Question

If $|z + 1| < |z - 1|$, then $z$ lies:

• A. on the x-axis
• B. on the y-axis
• C. in the region $x < 0$
• D. in the region $y > 0$
• E. in the region $x > y$

Hint:

You can verify algebraically: \[ (x+1)^2 + y^2 < (x-1)^2 + y^2 \Rightarrow 4x < 0 \Rightarrow x < 0 \] Always remember: such inequalities divide the plane into two half-planes.

Answer 1

The Correct Option is C

Concept: The modulus $|z-a|$ represents the distance between point $z$ and point $a$ in the complex plane. The inequality $|z-a| < |z-b|$ defines the region of points closer to $a$ than to $b$.

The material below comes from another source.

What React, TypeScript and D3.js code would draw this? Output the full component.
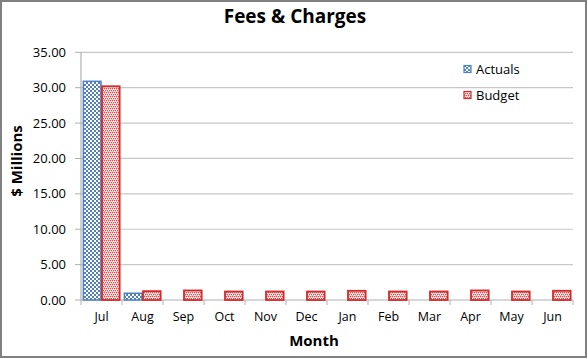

Step 1: Interpret geometrically.
Let $z = x + iy$. \[ |z + 1| = |z - (-1)| \Rightarrow \text{distance from } (-1,0) \] \[ |z - 1| \Rightarrow \text{distance from } (1,0) \] Thus, the inequality means points closer to $(-1,0)$ than $(1,0)$.

Step 2: Find the boundary line.
Points equidistant from $(-1,0)$ and $(1,0)$ lie on the perpendicular bisector: \[ x = 0 \quad (\text{y-axis}) \]

Step 3: Determine the region.
Since $(-1,0)$ lies on the left side of the y-axis, the required region is: \[ x < 0 \]